ニュースイッチ

新素材の探索を実験まで全自動化!旭化成が稼働する「スマートラボ」の全貌

新素材の探索を実験まで全自動化!旭化成が稼働する「スマートラボ」の全貌

小堀秀毅社長

旭化成は新素材の組成検討から実験、評価までの一連の材料探索を全自動化するシステム「スマートラボ」を2022年度に稼働する。人工知能(AI)を用いた素材開発手法のマテリアルズ・インフォマティクス(MI)と自動実験設備を組み合わせる。人が介在するよりも広範囲で材料探索を行う。先駆的な取り組みで化学業界のデジタル変革(DX)をリードする。

スマートラボは、まずMIで蓄積データから候補材料の組成や合成方法などの実験を設計。次に自動化設備を用いて高速合成・高速評価を行い、得られたデータを基にMI学習モデルを改善する。このサイクルを繰り返して材料探索を高速化し、広範囲から候補材料を探す。
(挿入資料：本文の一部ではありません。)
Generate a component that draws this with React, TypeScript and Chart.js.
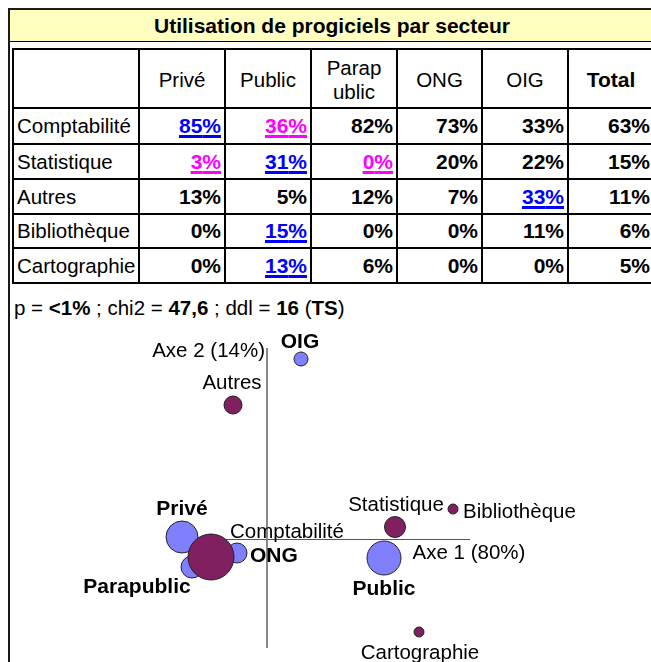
import React, { useEffect, useRef } from "react";
import { Chart, registerables } from "chart.js";

Chart.register(...registerables);

// ---------- Table data ----------
const TITRE = "Utilisation de progiciels par secteur";
const enTetes = ["Privé", "Public", "Parap\nublic", "ONG", "OIG", "Total"];
const lignes = ["Comptabilité", "Statistique", "Autres", "Bibliothèque", "Cartographie"];

const pctComptabilite = [85, 36, 82, 73, 33, 63];
const pctStatistique = [3, 31, 0, 20, 22, 15];
const pctAutres = [13, 5, 12, 7, 33, 11];
const pctBibliotheque = [0, 15, 0, 0, 11, 6];
const pctCartographie = [0, 13, 6, 0, 0, 5];

// 1 = sur-représenté (bleu), -1 = sous-représenté (rose), 0 = non significatif
const sigComptabilite = [1, -1, 0, 0, 0, 0];
const sigStatistique = [-1, 1, -1, 0, 0, 0];
const sigAutres = [0, 0, 0, 0, 1, 0];
const sigBibliotheque = [0, 1, 0, 0, 0, 0];
const sigCartographie = [0, 1, 0, 0, 0, 0];

const pctLignes = [pctComptabilite, pctStatistique, pctAutres, pctBibliotheque, pctCartographie];
const sigLignes = [sigComptabilite, sigStatistique, sigAutres, sigBibliotheque, sigCartographie];

// ---------- Factor map data ----------
const secteurs = ["Privé", "Public", "Parapublic", "ONG", "OIG"];
const secteursAxe1 = [-0.425, 0.585, -0.375, -0.15, 0.17];
const secteursAxe2 = [0.01, -0.095, -0.14, -0.07, 0.9];
const secteursTaille = [16, 17, 11, 10, 7];

const progiciels = ["Comptabilité", "Statistique", "Autres", "Bibliothèque", "Cartographie"];
const progicielsAxe1 = [-0.28, 0.64, -0.17, 0.93, 0.76];
const progicielsAxe2 = [-0.09, 0.06, 0.67, 0.15, -0.465];
const progicielsTaille = [23, 10.5, 9, 5, 5];

const AXE1_TITRE = "Axe 1 (80%)";
const AXE2_TITRE = "Axe 2 (14%)";
const AXE1_ETENDUE = [-0.3, 1.015];
const AXE2_ETENDUE = [-0.545, 0.955];

// ---------- Styles ----------
const FONT = "'Liberation Sans', Arial, Helvetica, sans-serif";
const X_MIN = -1.285;
const X_MAX = 1.92;
const Y_MIN = -0.615;
const Y_MAX = 1.07;

const labelStyle: Record<string, { dx: number; dy: number; align: CanvasTextAlign; bold: boolean }> = {
  "Privé": { dx: 0, dy: -28, align: "center", bold: true },
  "Public": { dx: 0, dy: 31, align: "center", bold: true },
  "Parapublic": { dx: -55, dy: 20, align: "center", bold: true },
  "ONG": { dx: 13, dy: 3, align: "left", bold: true },
  "OIG": { dx: -1, dy: -17, align: "center", bold: true },
  "Comptabilité": { dx: 76, dy: -25, align: "center", bold: false },
  "Statistique": { dx: 1, dy: -22, align: "center", bold: false },
  "Autres": { dx: -1, dy: -22, align: "center", bold: false },
  "Bibliothèque": { dx: 10, dy: 3, align: "left", bold: false },
  "Cartographie": { dx: 1, dy: 21, align: "center", bold: false },
};

const axesPlugin = {
  id: "axesCroises",
  beforeDatasetsDraw(chart: any) {
    const { ctx, scales } = chart;
    const x = scales.x;
    const y = scales.y;
    const x0 = Math.round(x.getPixelForValue(0));
    const y0 = Math.round(y.getPixelForValue(0)) + 0.5;
    ctx.save();
    ctx.strokeStyle = "#555555";
    ctx.lineWidth = 1;
    ctx.beginPath();
    ctx.moveTo(x.getPixelForValue(AXE1_ETENDUE[0]), y0);
    ctx.lineTo(x.getPixelForValue(AXE1_ETENDUE[1]), y0);
    ctx.stroke();
    ctx.strokeStyle = "#888888";
    ctx.lineWidth = 2;
    ctx.beginPath();
    ctx.moveTo(x0, y.getPixelForValue(AXE2_ETENDUE[1]));
    ctx.lineTo(x0, y.getPixelForValue(AXE2_ETENDUE[0]));
    ctx.stroke();
    ctx.fillStyle = "#000";
    ctx.font = `20.5px ${FONT}`;
    ctx.textBaseline = "middle";
    ctx.textAlign = "right";
    ctx.fillText(AXE2_TITRE, x0 - 2, y.getPixelForValue(AXE2_ETENDUE[1]) + 3);
    ctx.textAlign = "center";
    ctx.fillText(AXE1_TITRE, x.getPixelForValue(AXE1_ETENDUE[1]) - 1, y0 + 14);
    ctx.restore();
  },
};

const labelsPlugin = {
  id: "etiquettes",
  afterDatasetsDraw(chart: any) {
    const { ctx } = chart;
    ctx.save();
    ctx.fillStyle = "#000";
    ctx.textBaseline = "middle";
    chart.data.datasets.forEach((ds: any, di: number) => {
      const meta = chart.getDatasetMeta(di);
      meta.data.forEach((el: any, i: number) => {
        const name = ds.names[i];
        const st = labelStyle[name];
        ctx.font = `${st.bold ? "bold 21px" : "20.5px"} ${FONT}`;
        ctx.textAlign = st.align;
        ctx.fillText(name, el.x + st.dx, el.y + st.dy);
      });
    });
    ctx.restore();
  },
};

const colWidths = [124, 84, 84, 84, 83, 84, 84];
const rowHeights = [57, 34, 33, 33, 32, 33];

function ValueCell({ v, sig }: { v: number; sig: number }) {
  const color = sig === 1 ? "#0000ff" : sig === -1 ? "#ff00ff" : "#000";
  return (
    <div
      style={{
        background: "#fff",
        display: "flex",
        alignItems: "center",
        justifyContent: "flex-end",
        paddingRight: 3,
        fontWeight: "bold",
        fontSize: 21,
      }}
    >
      <span
        style={{
          color,
          textDecoration: sig !== 0 ? "underline" : "none",
          textDecorationThickness: "2.5px",
          textUnderlineOffset: "2px",
        }}
      >
        {v}%
      </span>
    </div>
  );
}

export default function App() {
  const canvasRef = useRef<HTMLCanvasElement>(null);

  useEffect(() => {
    const canvas = canvasRef.current;
    if (!canvas) return;
    const chart = new Chart(canvas, {
      type: "bubble",
      data: {
        datasets: [
          {
            label: "Progiciels",
            names: progiciels,
            data: progiciels.map((_, i) => ({ x: progicielsAxe1[i], y: progicielsAxe2[i], r: progicielsTaille[i] })),
            backgroundColor: "#802060",
            borderColor: "#222222",
            borderWidth: 1,
            order: 0,
          } as any,
          {
            label: "Secteurs",
            names: secteurs,
            data: secteurs.map((_, i) => ({ x: secteursAxe1[i], y: secteursAxe2[i], r: secteursTaille[i] })),
            backgroundColor: "#8080ff",
            borderColor: "#222222",
            borderWidth: 1,
            order: 1,
          } as any,
        ],
      },
      options: {
        animation: false,
        responsive: false,
        maintainAspectRatio: false,
        events: [],
        layout: { padding: 0, autoPadding: false },
        plugins: { legend: { display: false }, tooltip: { enabled: false } },
        scales: {
          x: { type: "linear", display: false, min: X_MIN, max: X_MAX },
          y: { type: "linear", display: false, min: Y_MIN, max: Y_MAX },
        },
      },
      plugins: [axesPlugin, labelsPlugin],
    });
    return () => chart.destroy();
  }, []);

  return (
    <div
      style={{
        position: "fixed",
        left: 8,
        top: 8,
        width: 643,
        height: 654,
        overflow: "hidden",
        fontFamily: FONT,
        color: "#000",
        background: "#fff",
      }}
    >
      {/* frame */}
      <div
        style={{
          position: "absolute",
          left: 0,
          top: 0,
          width: 644,
          height: 700,
          borderTop: "2px solid #1a1a1a",
          borderLeft: "2px solid #1a1a1a",
          borderRight: "2px solid #1a1a1a",
        }}
      />
      {/* title */}
      <div
        style={{
          position: "absolute",
          left: 2,
          top: 2,
          width: 644,
          height: 31,
          background: "#ffffc0",
          borderBottom: "1px solid #000",
          display: "flex",
          alignItems: "center",
          justifyContent: "center",
          fontWeight: "bold",
          fontSize: 21,
        }}
      >
        {TITRE}
      </div>
      {/* table */}
      <div
        style={{
          position: "absolute",
          left: 4,
          top: 40,
          display: "grid",
          gridTemplateColumns: colWidths.map((w) => w + "px").join(" "),
          gridTemplateRows: rowHeights.map((h) => h + "px").join(" "),
          gap: 2,
          padding: 2,
          background: "#000",
          fontSize: 20.5,
        }}
      >
        <div style={{ background: "#fff" }} />
        {enTetes.map((h, i) => (
          <div
            key={"h" + i}
            style={{
              background: "#fff",
              display: "flex",
              alignItems: "center",
              justifyContent: "center",
              textAlign: "center",
              whiteSpace: "pre-line",
              lineHeight: "24px",
              paddingTop: 3,
              fontWeight: h === "Total" ? "bold" : "normal",
              fontSize: h === "Total" ? 21 : 20.5,
            }}
          >
            {h}
          </div>
        ))}
        {lignes.map((l, r) => (
          <React.Fragment key={"r" + r}>
            <div
              style={{
                background: "#fff",
                display: "flex",
                alignItems: "center",
                paddingLeft: 3,
                whiteSpace: "nowrap",
              }}
            >
              {l}
            </div>
            {pctLignes[r].map((v, c) => (
              <ValueCell key={"c" + r + "-" + c} v={v} sig={sigLignes[r][c]} />
            ))}
          </React.Fragment>
        ))}
      </div>
      {/* stats line */}
      <div
        style={{
          position: "absolute",
          left: 6,
          top: 288,
          fontSize: 20.5,
          lineHeight: "23px",
          whiteSpace: "nowrap",
        }}
      >
        p = <b>&lt;1%</b> ; chi2 = <b>47,6</b> ; ddl = <b>16</b> (<b>TS</b>)
      </div>
      {/* factor map */}
      <canvas
        ref={canvasRef}
        width={641}
        height={337}
        style={{ position: "absolute", left: 2, top: 317, width: 641, height: 337, display: "block" }}
      />
    </div>
  );
}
計算化学によるシミュレーションを併用し、予測精度を高める。22年度は国内拠点で概念実証(PoC)を行い、効果を検証後、本格運用する。まず無機材料の開発で利用する。必要に応じてシステム改良や規模拡大投資を行う。システム構築では海外ベンチャー企業と協力する。

同社はDXにおいて技術仕様を最初から作り込まずに試行して完成させる“アジャイル手法”で挑戦的な取り組みを進める。スマートラボはその一つ。顧客へのMIツール提供も検討中で、プラスチックの加工条件や、目的に合うプラの種類・グレードの探索に利用してもらう。利便性を高め、旭化成製品の採用拡大につなげる。

研究開発分野のDXはMI活用が中心で、すでに複数の案件で開発期間を短縮する成果が出ている。現在、スマートラボなどの挑戦的な取り組みと並行し、データの資産化やデータ分析環境の整備、データサイエンス人材の育成といった基盤強化に注力している。